On the other hand, people not chained to their office furniture 8 hours a day might be exposed to trends and things they’ll never see at their workplace. They might see some interesting trend material on CNN while taking a break while working from home, a new product at the mall, a curiousity in a newspaper or publication they didn’t have time to read before, etc. This certainly has happened to me! Any of these might prompt some new product or business ideas they didn’t have before. Injecting these into their normal work situations might be a real positive. How do we make sure this happens? How about asking those “remote” workers, “what did you see that was different today?”

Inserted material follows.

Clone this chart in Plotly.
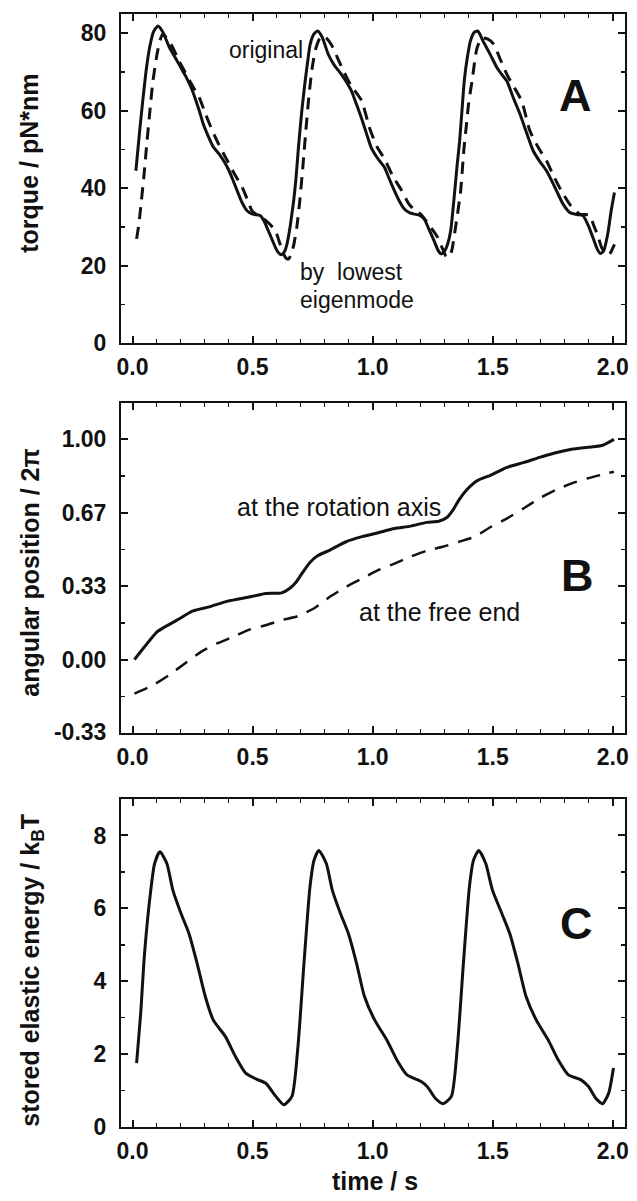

What will happen to teamwork? Will it be the same? Will we make what will now be a special effort to understand others’ styles and approaches to problem solving and idea generation? Will the constructive dialogue be the same over the phone or a video conference? Can you really tell where someone is coming from in an EM? Maybe if you have gotten to know them well, but what if you don’t actually spend some physical time together? Can you imagine what Ideo does being done remotely? On the other hand, consumer product research might improve with added external insights.


I find, as a TRIZ consultant working out of a home office situation, that the lack of contact with others for any significant length of time, begins to build frustration after a while and I just have to get out in the real world and talk to people other than EMailing. After 3 or 4 EM’s where we discuss something that has a disagreement or misunderstanding, I just have to pick up the phone. I’m considering changing my phone plan away from unlimited minutes as it is used so seldom any more! What are your experiences with this new trend and its effects on innovation? Positive? Negative? In what ways? How can we have the best of both worlds? Are such tools as Microsoft Live Meeting and Webex adequate substitutes?